Tris Coffin

Tristram Coffin
Born August 13, 1909(1909-08-13)
Mammoth, Utah, United States
Died March 26, 1990(1990-03-26) (aged 80)
Santa Monica, Los Angeles County, California
Occupation Film, television actor
Years active 1939-1977

Tristram Coffin (August 13, 1909–March 26, 1990), also known as Tris Coffin, was a film and television actor from the latter 1930s through the 1970s, usually in westerns or other action-adventure productions.

Biography

Coffin was born in the gold and silver mining community of Mammoth, Utah, and was reared in Salt Lake City. He began acting while he was in high school and thereafter joined traveling stock companies. He earned a Bachelor of Arts degree in speech from the University of Washington at Seattle, Washington. He worked as a news analyst and sportscaster until spotted by a Hollywood talent scout. His stolid looks were said to have served him well in his later roles.

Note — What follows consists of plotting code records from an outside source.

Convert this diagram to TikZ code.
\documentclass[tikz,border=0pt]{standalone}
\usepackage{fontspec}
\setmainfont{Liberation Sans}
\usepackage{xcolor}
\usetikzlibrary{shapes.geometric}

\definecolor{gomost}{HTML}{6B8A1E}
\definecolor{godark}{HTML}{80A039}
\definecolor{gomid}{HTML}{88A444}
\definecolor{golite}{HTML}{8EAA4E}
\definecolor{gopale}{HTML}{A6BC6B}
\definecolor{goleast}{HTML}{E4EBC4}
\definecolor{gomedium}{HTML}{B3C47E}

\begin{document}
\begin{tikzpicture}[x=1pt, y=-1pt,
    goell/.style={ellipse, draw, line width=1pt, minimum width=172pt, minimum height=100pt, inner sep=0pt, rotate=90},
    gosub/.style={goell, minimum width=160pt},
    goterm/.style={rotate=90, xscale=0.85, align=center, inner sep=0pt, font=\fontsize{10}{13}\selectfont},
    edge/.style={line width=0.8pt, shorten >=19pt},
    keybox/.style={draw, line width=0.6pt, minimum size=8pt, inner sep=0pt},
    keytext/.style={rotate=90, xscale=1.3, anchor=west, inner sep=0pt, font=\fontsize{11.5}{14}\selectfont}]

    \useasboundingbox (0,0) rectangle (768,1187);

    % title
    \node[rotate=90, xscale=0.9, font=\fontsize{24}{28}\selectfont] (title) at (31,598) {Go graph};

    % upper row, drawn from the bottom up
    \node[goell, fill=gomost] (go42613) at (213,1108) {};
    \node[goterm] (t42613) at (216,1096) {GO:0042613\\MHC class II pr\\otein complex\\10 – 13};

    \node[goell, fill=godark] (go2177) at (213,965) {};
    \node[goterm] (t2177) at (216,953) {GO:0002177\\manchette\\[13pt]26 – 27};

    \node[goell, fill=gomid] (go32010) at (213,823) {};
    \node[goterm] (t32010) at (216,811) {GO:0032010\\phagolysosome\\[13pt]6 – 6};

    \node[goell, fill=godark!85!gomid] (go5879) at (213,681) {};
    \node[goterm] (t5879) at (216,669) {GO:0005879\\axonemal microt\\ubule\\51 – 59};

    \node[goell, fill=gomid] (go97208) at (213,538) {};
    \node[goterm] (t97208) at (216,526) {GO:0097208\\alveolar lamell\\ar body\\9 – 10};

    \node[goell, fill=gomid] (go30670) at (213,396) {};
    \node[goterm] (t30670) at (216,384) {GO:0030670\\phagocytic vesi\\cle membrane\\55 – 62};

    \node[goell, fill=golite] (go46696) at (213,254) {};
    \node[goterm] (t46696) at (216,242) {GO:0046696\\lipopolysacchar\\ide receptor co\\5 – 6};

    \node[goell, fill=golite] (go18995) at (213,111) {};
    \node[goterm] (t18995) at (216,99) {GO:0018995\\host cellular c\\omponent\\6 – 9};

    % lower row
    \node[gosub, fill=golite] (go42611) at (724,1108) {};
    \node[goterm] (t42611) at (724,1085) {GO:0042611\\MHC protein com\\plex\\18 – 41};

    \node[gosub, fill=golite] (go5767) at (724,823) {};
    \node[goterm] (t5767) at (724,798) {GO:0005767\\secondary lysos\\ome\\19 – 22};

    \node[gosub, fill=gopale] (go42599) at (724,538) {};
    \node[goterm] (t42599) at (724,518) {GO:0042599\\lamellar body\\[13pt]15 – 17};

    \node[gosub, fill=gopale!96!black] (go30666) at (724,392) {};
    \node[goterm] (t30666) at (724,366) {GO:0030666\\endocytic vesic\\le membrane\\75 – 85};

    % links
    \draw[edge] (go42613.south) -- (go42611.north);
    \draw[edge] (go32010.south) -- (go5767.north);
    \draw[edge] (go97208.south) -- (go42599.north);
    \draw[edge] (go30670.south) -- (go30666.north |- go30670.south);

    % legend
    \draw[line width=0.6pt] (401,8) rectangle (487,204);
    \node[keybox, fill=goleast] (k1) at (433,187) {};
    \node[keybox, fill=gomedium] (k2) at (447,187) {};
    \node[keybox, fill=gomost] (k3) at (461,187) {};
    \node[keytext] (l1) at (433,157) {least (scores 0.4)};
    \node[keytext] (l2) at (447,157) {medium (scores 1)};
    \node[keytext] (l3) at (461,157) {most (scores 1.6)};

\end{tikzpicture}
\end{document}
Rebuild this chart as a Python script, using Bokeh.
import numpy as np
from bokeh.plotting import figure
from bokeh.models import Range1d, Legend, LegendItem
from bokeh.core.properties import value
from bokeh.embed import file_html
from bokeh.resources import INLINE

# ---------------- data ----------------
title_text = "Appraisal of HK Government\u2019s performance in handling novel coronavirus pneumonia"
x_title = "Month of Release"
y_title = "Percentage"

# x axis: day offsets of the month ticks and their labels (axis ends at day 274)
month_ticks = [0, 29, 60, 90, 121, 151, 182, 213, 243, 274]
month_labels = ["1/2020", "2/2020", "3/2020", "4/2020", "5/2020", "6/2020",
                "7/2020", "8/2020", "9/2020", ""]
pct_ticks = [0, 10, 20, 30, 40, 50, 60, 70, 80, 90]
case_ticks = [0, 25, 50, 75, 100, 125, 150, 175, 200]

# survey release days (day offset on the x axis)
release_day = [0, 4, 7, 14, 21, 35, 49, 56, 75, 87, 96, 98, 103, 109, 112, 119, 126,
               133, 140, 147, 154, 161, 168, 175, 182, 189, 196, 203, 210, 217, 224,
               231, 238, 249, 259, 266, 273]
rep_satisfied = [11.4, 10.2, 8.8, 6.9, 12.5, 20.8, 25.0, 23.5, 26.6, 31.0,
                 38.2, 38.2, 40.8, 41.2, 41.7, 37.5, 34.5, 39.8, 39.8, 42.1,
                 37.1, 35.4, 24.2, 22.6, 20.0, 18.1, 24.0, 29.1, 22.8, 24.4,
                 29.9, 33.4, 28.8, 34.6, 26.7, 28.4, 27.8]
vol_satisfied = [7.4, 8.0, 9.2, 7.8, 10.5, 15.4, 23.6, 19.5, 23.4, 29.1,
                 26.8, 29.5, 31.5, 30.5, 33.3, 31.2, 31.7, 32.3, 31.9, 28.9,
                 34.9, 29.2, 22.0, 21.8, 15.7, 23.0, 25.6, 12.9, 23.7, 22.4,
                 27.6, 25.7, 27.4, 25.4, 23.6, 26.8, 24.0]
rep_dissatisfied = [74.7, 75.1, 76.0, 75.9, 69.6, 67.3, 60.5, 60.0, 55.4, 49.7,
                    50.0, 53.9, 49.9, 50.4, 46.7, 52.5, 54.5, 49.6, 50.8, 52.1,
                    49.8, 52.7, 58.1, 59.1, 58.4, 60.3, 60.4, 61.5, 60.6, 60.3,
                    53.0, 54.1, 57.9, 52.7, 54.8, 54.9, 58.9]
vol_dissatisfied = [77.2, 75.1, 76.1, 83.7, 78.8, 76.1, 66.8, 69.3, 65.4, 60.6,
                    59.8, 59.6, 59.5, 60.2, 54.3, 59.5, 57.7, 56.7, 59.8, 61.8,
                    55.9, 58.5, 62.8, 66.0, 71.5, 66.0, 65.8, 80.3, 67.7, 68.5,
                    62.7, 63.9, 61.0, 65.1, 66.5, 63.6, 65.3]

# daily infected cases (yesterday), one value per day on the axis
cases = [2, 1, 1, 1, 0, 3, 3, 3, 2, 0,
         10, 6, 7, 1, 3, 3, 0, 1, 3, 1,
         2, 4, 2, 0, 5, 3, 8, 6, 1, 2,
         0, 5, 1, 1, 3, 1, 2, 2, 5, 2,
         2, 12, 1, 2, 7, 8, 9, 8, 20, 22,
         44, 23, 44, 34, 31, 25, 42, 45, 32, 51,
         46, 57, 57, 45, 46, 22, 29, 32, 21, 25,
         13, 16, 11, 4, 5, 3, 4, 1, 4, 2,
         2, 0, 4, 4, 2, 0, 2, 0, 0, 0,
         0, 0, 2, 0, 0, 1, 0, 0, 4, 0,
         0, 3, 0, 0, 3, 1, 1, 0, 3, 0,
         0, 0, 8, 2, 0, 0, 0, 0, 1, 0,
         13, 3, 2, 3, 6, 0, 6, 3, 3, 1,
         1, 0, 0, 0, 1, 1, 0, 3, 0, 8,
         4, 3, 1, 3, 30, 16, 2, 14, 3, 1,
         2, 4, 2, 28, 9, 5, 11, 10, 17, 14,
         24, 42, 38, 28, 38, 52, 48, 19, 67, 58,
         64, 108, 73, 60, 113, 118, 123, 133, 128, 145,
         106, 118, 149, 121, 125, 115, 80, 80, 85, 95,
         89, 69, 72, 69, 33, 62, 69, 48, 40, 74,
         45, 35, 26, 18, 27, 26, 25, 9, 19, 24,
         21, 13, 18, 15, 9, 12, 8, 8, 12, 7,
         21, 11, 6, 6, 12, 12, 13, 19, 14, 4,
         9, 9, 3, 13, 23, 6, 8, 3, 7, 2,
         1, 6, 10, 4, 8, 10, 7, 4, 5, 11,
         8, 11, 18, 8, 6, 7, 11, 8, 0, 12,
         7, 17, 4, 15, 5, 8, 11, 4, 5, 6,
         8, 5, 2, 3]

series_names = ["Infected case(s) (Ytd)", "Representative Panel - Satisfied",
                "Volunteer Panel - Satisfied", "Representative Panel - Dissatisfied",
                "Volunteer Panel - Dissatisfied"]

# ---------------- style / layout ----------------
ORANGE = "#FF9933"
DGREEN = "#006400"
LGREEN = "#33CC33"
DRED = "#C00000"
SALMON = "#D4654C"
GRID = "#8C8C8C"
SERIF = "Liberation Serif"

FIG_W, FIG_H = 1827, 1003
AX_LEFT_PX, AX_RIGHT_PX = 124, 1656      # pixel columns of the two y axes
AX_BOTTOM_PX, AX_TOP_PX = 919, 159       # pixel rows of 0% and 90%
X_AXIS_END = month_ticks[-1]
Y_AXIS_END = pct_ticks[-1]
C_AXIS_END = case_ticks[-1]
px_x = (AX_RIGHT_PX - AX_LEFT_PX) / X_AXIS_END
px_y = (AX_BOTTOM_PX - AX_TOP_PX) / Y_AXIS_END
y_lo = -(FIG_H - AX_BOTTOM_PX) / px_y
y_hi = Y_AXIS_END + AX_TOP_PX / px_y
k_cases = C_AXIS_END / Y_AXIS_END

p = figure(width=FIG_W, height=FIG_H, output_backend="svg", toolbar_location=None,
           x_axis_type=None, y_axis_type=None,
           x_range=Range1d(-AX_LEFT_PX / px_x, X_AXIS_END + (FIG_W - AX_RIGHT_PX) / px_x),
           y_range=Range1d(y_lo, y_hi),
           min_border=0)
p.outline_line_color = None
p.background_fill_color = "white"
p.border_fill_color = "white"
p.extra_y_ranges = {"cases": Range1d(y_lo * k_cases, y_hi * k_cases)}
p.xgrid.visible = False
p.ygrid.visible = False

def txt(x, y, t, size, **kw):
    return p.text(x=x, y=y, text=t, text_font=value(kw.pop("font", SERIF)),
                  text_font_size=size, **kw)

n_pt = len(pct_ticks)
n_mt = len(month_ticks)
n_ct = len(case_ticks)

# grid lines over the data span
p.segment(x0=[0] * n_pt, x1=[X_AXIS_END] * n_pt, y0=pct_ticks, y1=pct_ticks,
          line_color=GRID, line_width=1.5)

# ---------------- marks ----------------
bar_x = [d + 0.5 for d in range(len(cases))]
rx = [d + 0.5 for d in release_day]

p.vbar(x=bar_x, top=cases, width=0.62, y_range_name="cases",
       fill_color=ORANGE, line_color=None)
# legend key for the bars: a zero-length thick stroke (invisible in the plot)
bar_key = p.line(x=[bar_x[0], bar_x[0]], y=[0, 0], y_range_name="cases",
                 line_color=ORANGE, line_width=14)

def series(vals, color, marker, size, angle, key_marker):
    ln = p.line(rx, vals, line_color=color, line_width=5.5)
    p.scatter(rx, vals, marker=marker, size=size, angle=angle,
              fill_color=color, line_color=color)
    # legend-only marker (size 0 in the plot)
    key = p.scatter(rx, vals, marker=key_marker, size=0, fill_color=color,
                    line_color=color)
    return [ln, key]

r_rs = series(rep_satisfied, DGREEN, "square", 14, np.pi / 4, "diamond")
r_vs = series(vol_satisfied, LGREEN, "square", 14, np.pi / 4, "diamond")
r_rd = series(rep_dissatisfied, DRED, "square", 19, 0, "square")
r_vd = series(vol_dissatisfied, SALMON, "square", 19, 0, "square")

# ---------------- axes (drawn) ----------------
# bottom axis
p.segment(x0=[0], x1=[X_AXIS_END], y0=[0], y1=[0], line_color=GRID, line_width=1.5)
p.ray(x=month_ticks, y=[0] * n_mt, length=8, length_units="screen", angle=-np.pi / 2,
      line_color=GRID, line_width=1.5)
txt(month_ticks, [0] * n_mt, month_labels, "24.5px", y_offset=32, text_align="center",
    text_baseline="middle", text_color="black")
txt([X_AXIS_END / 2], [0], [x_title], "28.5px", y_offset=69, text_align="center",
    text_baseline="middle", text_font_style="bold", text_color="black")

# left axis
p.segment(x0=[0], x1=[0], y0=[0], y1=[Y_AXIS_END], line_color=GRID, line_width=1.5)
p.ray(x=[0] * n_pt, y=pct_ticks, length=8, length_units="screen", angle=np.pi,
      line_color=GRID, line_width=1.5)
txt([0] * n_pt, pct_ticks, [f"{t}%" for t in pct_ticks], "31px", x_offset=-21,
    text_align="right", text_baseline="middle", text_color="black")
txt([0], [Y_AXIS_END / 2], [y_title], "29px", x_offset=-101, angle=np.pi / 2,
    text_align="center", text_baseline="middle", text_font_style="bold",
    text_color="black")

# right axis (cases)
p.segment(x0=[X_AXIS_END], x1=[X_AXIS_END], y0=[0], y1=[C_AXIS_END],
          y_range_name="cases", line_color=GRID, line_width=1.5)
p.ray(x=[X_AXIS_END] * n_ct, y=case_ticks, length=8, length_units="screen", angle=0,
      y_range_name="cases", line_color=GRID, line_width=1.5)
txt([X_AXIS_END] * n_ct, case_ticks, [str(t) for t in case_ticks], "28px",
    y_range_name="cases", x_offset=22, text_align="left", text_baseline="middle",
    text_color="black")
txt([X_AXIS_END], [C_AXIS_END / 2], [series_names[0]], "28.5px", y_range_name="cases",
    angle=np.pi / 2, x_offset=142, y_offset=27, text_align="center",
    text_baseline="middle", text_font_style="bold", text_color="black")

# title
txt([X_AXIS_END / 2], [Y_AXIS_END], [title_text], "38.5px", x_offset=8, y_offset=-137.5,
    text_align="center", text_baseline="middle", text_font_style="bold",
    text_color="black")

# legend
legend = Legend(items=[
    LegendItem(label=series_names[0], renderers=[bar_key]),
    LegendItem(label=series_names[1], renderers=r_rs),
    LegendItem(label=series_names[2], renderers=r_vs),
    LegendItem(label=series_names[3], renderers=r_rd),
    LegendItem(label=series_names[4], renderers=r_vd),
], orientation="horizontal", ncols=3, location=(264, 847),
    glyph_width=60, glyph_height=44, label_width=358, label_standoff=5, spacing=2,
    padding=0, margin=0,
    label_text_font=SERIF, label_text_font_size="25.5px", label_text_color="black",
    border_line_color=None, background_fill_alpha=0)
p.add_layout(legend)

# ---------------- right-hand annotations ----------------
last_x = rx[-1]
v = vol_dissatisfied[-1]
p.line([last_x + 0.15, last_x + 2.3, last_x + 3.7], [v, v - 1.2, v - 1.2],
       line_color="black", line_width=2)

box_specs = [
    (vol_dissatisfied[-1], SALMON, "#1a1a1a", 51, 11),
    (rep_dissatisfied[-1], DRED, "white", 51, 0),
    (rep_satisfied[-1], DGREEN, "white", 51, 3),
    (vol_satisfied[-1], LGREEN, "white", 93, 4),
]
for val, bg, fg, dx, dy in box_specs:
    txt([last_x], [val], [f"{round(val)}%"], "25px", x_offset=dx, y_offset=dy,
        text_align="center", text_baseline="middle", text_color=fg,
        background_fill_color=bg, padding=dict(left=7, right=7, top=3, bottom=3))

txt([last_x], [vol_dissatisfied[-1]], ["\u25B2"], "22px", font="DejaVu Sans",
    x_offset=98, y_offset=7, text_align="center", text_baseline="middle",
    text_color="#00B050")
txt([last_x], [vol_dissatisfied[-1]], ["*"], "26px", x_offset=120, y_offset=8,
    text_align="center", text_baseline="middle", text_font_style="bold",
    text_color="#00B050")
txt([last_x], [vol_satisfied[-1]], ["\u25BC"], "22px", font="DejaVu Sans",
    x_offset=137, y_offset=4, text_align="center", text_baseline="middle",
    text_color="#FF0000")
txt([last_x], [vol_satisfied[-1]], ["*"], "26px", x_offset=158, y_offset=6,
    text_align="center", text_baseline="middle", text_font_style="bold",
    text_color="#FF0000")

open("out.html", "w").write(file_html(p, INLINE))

In 1940, Coffin appeared as Phillips, along with Milburn Stone and I. Stanford Jolley, in Chasing Trouble, a comedy espionage film. He is perhaps best known for his role as Jeff King in Republic Pictures' King of the Rocket Men, the first of three serials starring the "Rocketman" character, who would later be paid homage to through the character of The Rocketeer, which was adapted into a Walt Disney film in 1992.

In 1955, he joined Peter Graves, William Schallert, and Tyler McVey in the episode "The Man Who Tore Down the Wall" of NBC's Hallmark Hall of Fame. He had guest starred in the series Adventures of Superman, sometimes playing a "good guy", sometimes a "bad guy". He even appeared in comedy, including the 1956-1957 CBS series, Hey, Jeannie!, starring Jeannie Carson.

He also had a role in the very first TV episode of The Lone Ranger, as Captain Reid of the Texas Rangers, the older brother of the man who would become The Lone Ranger after his brother and four other comrades were murdered by outlaws. From 1951-1955, he appeared eight times as Colonel Culver in the Bill Williams syndicated television series, The Adventures of Kit Carson. He appeared nine times as banker Tom Barton in the syndicated half-hour color western series, The Cisco Kid, starring Duncan Renaldo and Leo Carrillo. In 1956, Coffin appeared in different roles in six episodes of the syndicated series, Judge Roy Bean, with Edgar Buchanan, Jack Buetel, and Jackie Loughery.

Coffin played the lead as Captain Thomas H. Rynning in his own syndicated series 26 Men, based on official files of the Arizona Rangers in the final days of taming the "Old West" before Arizona statehood in 1912. Kelo Henderson appeared with Coffin in the role of Deputy Clint Travis.

In 1954, Coffin committed a noted blooper on the Climax! live television anthology series, in The Long Goodbye, in which Coffin's character was depicted as lying dead. The actor did not realize he was still on frame, resurrected himself, and walked off camera. Despite this mishap, the actor was cast and appeared in another episode of Climax!, Escape From Fear, in 1955.

Coffin died of lung cancer at the age of eighty in Santa Monica, California. His ashes were scattered.